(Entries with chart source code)
_ _ _ _ _

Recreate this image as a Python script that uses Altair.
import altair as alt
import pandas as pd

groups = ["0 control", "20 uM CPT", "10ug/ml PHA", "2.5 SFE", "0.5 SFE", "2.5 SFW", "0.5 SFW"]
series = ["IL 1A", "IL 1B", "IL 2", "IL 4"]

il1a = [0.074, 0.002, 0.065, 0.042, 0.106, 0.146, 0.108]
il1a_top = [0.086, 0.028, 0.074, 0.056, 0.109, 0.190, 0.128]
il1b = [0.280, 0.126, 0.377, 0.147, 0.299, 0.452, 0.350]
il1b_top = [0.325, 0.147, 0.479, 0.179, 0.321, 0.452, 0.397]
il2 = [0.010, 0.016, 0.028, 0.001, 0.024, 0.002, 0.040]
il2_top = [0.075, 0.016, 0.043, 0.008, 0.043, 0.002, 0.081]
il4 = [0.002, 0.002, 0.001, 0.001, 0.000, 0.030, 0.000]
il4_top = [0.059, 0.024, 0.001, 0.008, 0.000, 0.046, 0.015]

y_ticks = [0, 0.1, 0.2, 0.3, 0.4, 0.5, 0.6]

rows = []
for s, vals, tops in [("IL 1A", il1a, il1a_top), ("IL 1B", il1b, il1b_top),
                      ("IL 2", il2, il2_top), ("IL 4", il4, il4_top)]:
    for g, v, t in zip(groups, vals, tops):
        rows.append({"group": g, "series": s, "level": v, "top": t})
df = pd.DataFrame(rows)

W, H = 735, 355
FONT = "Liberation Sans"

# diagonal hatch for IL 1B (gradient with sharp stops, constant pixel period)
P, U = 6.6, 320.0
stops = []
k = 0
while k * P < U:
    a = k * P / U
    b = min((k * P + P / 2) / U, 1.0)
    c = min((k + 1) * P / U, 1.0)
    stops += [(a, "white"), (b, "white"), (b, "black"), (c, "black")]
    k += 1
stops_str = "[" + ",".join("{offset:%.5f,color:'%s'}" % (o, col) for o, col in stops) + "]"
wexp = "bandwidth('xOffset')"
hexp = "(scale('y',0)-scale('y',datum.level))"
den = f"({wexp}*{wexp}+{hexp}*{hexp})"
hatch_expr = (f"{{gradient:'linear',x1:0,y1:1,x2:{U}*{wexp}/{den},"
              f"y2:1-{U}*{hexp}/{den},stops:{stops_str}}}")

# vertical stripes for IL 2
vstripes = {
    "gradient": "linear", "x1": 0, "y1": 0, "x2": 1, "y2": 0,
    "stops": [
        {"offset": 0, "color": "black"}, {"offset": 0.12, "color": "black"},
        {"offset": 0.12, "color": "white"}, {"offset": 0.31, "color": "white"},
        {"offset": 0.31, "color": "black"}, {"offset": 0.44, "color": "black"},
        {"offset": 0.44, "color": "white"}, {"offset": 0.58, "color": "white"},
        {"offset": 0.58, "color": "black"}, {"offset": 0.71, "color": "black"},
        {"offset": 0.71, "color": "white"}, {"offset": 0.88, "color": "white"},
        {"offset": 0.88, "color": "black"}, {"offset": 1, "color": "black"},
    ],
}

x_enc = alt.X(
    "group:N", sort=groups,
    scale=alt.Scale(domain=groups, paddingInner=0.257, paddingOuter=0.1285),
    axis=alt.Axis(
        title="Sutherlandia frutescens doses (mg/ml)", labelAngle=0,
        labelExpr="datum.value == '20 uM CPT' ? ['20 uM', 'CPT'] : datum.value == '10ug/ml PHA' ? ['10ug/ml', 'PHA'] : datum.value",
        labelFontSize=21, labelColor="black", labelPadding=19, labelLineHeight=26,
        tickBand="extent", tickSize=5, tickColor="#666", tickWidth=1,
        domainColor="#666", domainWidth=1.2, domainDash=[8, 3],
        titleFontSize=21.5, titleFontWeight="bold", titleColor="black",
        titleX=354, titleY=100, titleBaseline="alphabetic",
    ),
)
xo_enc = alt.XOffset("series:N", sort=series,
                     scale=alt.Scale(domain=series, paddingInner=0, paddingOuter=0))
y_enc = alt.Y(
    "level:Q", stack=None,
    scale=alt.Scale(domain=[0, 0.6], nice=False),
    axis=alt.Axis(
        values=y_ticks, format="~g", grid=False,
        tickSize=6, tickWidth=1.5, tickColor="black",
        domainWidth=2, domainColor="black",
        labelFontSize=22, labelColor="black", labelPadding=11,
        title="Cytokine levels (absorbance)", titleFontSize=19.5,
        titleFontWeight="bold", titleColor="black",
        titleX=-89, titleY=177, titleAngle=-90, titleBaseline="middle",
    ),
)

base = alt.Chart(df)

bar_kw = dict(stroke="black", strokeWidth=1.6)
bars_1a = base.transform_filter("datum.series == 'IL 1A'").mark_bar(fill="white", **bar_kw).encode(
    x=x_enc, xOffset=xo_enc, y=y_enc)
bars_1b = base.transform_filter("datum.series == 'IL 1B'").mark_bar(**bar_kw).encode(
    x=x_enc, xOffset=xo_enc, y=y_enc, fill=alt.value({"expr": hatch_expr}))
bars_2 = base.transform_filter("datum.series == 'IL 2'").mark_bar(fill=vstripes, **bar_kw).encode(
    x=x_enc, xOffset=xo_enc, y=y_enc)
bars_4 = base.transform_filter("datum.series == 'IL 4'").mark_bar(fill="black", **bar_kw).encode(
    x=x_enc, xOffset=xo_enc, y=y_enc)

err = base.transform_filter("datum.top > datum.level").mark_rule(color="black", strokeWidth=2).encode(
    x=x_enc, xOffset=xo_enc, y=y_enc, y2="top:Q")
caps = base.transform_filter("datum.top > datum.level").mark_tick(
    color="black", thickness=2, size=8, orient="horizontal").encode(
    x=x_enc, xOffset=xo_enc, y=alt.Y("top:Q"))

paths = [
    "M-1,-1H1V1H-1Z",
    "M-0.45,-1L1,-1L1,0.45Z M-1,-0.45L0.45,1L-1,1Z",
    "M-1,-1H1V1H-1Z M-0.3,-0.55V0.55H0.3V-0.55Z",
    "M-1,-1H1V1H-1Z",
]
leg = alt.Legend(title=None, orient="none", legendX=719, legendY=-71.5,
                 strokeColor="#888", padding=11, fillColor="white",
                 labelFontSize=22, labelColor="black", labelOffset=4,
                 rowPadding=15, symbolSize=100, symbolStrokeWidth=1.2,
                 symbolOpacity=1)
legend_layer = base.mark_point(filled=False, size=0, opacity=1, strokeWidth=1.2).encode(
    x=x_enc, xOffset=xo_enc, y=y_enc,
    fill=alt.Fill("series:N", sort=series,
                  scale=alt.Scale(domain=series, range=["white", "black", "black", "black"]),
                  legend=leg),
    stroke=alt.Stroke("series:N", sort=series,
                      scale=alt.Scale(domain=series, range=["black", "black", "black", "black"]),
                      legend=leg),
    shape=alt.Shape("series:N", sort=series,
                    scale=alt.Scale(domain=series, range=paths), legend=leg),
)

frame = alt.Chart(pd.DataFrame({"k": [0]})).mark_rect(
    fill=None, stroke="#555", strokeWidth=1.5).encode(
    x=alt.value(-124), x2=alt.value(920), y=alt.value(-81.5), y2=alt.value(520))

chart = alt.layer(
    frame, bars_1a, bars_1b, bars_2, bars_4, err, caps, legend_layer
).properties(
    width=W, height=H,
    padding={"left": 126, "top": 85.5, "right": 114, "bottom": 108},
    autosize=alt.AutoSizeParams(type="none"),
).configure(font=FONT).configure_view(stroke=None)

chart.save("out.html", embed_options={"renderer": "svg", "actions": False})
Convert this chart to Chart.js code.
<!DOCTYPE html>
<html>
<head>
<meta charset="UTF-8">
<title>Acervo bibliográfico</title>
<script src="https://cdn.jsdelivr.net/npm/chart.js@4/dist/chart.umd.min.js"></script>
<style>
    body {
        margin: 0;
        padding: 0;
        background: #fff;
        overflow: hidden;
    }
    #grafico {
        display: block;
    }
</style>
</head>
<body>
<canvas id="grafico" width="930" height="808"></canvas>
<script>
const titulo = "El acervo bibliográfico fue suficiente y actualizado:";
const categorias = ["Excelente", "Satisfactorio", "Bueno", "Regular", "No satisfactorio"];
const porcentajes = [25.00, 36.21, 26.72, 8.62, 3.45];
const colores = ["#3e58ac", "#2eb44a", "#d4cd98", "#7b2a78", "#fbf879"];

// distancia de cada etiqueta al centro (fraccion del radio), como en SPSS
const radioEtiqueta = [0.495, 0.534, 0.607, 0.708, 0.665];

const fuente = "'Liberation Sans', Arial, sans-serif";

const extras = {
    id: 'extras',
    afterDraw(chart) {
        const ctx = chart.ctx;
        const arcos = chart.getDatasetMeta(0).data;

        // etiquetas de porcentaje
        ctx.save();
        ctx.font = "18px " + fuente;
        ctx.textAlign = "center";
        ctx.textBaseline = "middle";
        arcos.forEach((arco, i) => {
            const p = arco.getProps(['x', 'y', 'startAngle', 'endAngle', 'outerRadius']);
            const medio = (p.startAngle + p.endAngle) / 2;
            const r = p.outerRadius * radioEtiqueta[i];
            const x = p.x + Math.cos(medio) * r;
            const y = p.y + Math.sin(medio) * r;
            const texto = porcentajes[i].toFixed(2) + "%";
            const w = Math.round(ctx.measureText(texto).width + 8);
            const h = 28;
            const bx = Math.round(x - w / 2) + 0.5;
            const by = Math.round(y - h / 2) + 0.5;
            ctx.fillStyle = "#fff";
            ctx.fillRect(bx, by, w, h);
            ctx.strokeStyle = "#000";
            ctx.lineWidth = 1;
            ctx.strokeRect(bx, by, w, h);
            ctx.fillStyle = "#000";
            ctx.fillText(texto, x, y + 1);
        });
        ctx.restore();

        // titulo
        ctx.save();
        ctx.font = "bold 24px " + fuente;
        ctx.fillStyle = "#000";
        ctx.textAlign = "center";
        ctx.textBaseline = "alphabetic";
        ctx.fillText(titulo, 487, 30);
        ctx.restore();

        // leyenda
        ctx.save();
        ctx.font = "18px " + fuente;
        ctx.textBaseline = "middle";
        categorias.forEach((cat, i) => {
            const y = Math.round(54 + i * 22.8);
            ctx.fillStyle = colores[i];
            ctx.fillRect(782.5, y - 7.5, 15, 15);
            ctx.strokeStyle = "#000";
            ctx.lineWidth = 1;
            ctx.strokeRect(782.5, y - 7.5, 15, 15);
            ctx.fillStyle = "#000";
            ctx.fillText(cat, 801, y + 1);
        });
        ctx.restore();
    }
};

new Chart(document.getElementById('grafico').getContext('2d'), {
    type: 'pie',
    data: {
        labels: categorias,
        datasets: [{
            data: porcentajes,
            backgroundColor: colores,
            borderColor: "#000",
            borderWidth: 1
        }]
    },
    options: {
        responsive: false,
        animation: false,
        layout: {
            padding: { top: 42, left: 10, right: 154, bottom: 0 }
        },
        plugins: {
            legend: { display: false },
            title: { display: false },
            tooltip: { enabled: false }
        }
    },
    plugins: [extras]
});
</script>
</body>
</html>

_ _ _ _ _

EXERCISE GOAL —
Which lines include "this"? Copy each of them out.

WRITTEN SOLUTION —
Recreate this image as a Python script that uses Altair.
Convert this chart to Chart.js code.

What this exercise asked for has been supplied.